What is asked
Retype each line of the material exactly, please, skipping any picture in it.
>> Begin
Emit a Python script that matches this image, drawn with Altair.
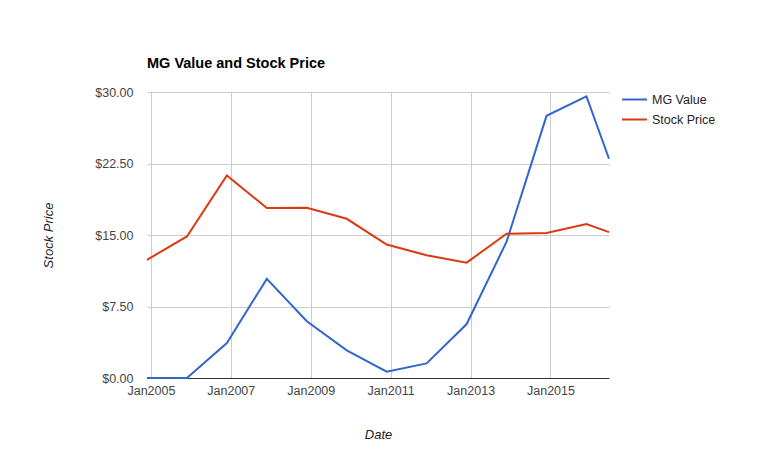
import altair as alt
import pandas as pd

dates = ["2004-11-26", "2005-11-26", "2006-11-26", "2007-11-26", "2008-11-26",
         "2009-11-26", "2010-11-26", "2011-11-26", "2012-11-26", "2013-11-26",
         "2014-11-26", "2015-11-26", "2016-06-19"]
mg_value = [0.0, 0.0, 3.67, 10.4, 5.95, 2.9, 0.66, 1.53, 5.66, 14.3, 27.5, 29.55, 23.0]
stock_price = [12.4, 14.85, 21.25, 17.83, 17.85, 16.7, 14.0, 12.87, 12.1, 15.14, 15.2, 16.16, 15.3]
series = ["MG Value", "Stock Price"]
colors = ["#3366cc", "#dc3912"]
x_ticks = ["2005-01-01T00:00:00", "2007-01-01T00:00:00", "2009-01-01T00:00:00",
           "2011-01-01T00:00:00", "2013-01-01T00:00:00", "2015-01-01T00:00:00"]
y_ticks = [0, 7.5, 15, 22.5, 30]

rows = []
for d, m, s in zip(dates, mg_value, stock_price):
    rows.append({"Date": d + "T00:00:00", "Series": series[0], "Value": m})
    rows.append({"Date": d + "T00:00:00", "Series": series[1], "Value": s})
df = pd.DataFrame(rows)

FONT = "Liberation Sans"

chart = alt.Chart(df).mark_line(strokeWidth=2).encode(
    x=alt.X("Date:T",
            scale=alt.Scale(nice=False),
            axis=alt.Axis(values=[pd.Timestamp(t).value // 10**6 for t in x_ticks],
                          format="%b%Y", title="Date", titleFontStyle="italic",
                          titleFontWeight="normal", titleFontSize=13, titleColor="#222",
                          titleY=56, titleBaseline="middle",
                          labelFontSize=12.5, labelColor="#444", labelPadding=6,
                          ticks=False, domainColor="#333", domainWidth=1,
                          gridColor="#cccccc", labelFlush=False)),
    y=alt.Y("Value:Q",
            scale=alt.Scale(domain=[0, 30], nice=False),
            axis=alt.Axis(values=y_ticks, format="$.2f", title="Stock Price",
                          titleFontStyle="italic", titleFontWeight="normal",
                          titleFontSize=13, titleColor="#222",
                          titleX=-99, titleY=143, titleAngle=270, titleBaseline="middle",
                          titleAlign="center",
                          labelFontSize=12.5, labelColor="#444", labelPadding=14,
                          ticks=False, domain=False, gridColor="#cccccc")),
    color=alt.Color("Series:N",
                    scale=alt.Scale(domain=series, range=colors),
                    legend=alt.Legend(title=None, orient="none", legendX=474, legendY=-6,
                                      symbolType="stroke", symbolSize=625,
                                      symbolStrokeWidth=2, labelFontSize=12.5,
                                      labelColor="#222", rowPadding=-5,
                                      labelOffset=4)),
).properties(
    width=462, height=286,
    title=alt.TitleParams("MG Value and Stock Price", anchor="start", fontSize=14.5,
                          fontWeight="bold", color="#000", font=FONT, frame="group",
                          baseline="alphabetic", offset=4),
    autosize=alt.AutoSizeParams(type="none"),
    padding={"left": 139, "top": 84, "right": 141, "bottom": 78},
).configure(font=FONT).configure_view(stroke=None)

chart.save("out.html", embed_options={"renderer": "svg", "actions": False})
>> End
Response
Emit a Python script that matches this image, drawn with Altair.
import altair as alt
import pandas as pd

dates = ["2004-11-26", "2005-11-26", "2006-11-26", "2007-11-26", "2008-11-26",
         "2009-11-26", "2010-11-26", "2011-11-26", "2012-11-26", "2013-11-26",
         "2014-11-26", "2015-11-26", "2016-06-19"]
mg_value = [0.0, 0.0, 3.67, 10.4, 5.95, 2.9, 0.66, 1.53, 5.66, 14.3, 27.5, 29.55, 23.0]
stock_price = [12.4, 14.85, 21.25, 17.83, 17.85, 16.7, 14.0, 12.87, 12.1, 15.14, 15.2, 16.16, 15.3]
series = ["MG Value", "Stock Price"]
colors = ["#3366cc", "#dc3912"]
x_ticks = ["2005-01-01T00:00:00", "2007-01-01T00:00:00", "2009-01-01T00:00:00",
           "2011-01-01T00:00:00", "2013-01-01T00:00:00", "2015-01-01T00:00:00"]
y_ticks = [0, 7.5, 15, 22.5, 30]

rows = []
for d, m, s in zip(dates, mg_value, stock_price):
    rows.append({"Date": d + "T00:00:00", "Series": series[0], "Value": m})
    rows.append({"Date": d + "T00:00:00", "Series": series[1], "Value": s})
df = pd.DataFrame(rows)

FONT = "Liberation Sans"

chart = alt.Chart(df).mark_line(strokeWidth=2).encode(
    x=alt.X("Date:T",
            scale=alt.Scale(nice=False),
            axis=alt.Axis(values=[pd.Timestamp(t).value // 10**6 for t in x_ticks],
                          format="%b%Y", title="Date", titleFontStyle="italic",
                          titleFontWeight="normal", titleFontSize=13, titleColor="#222",
                          titleY=56, titleBaseline="middle",
                          labelFontSize=12.5, labelColor="#444", labelPadding=6,
                          ticks=False, domainColor="#333", domainWidth=1,
                          gridColor="#cccccc", labelFlush=False)),
    y=alt.Y("Value:Q",
            scale=alt.Scale(domain=[0, 30], nice=False),
            axis=alt.Axis(values=y_ticks, format="$.2f", title="Stock Price",
                          titleFontStyle="italic", titleFontWeight="normal",
                          titleFontSize=13, titleColor="#222",
                          titleX=-99, titleY=143, titleAngle=270, titleBaseline="middle",
                          titleAlign="center",
                          labelFontSize=12.5, labelColor="#444", labelPadding=14,
                          ticks=False, domain=False, gridColor="#cccccc")),
    color=alt.Color("Series:N",
                    scale=alt.Scale(domain=series, range=colors),
                    legend=alt.Legend(title=None, orient="none", legendX=474, legendY=-6,
                                      symbolType="stroke", symbolSize=625,
                                      symbolStrokeWidth=2, labelFontSize=12.5,
                                      labelColor="#222", rowPadding=-5,
                                      labelOffset=4)),
).properties(
    width=462, height=286,
    title=alt.TitleParams("MG Value and Stock Price", anchor="start", fontSize=14.5,
                          fontWeight="bold", color="#000", font=FONT, frame="group",
                          baseline="alphabetic", offset=4),
    autosize=alt.AutoSizeParams(type="none"),
    padding={"left": 139, "top": 84, "right": 141, "bottom": 78},
).configure(font=FONT).configure_view(stroke=None)

chart.save("out.html", embed_options={"renderer": "svg", "actions": False})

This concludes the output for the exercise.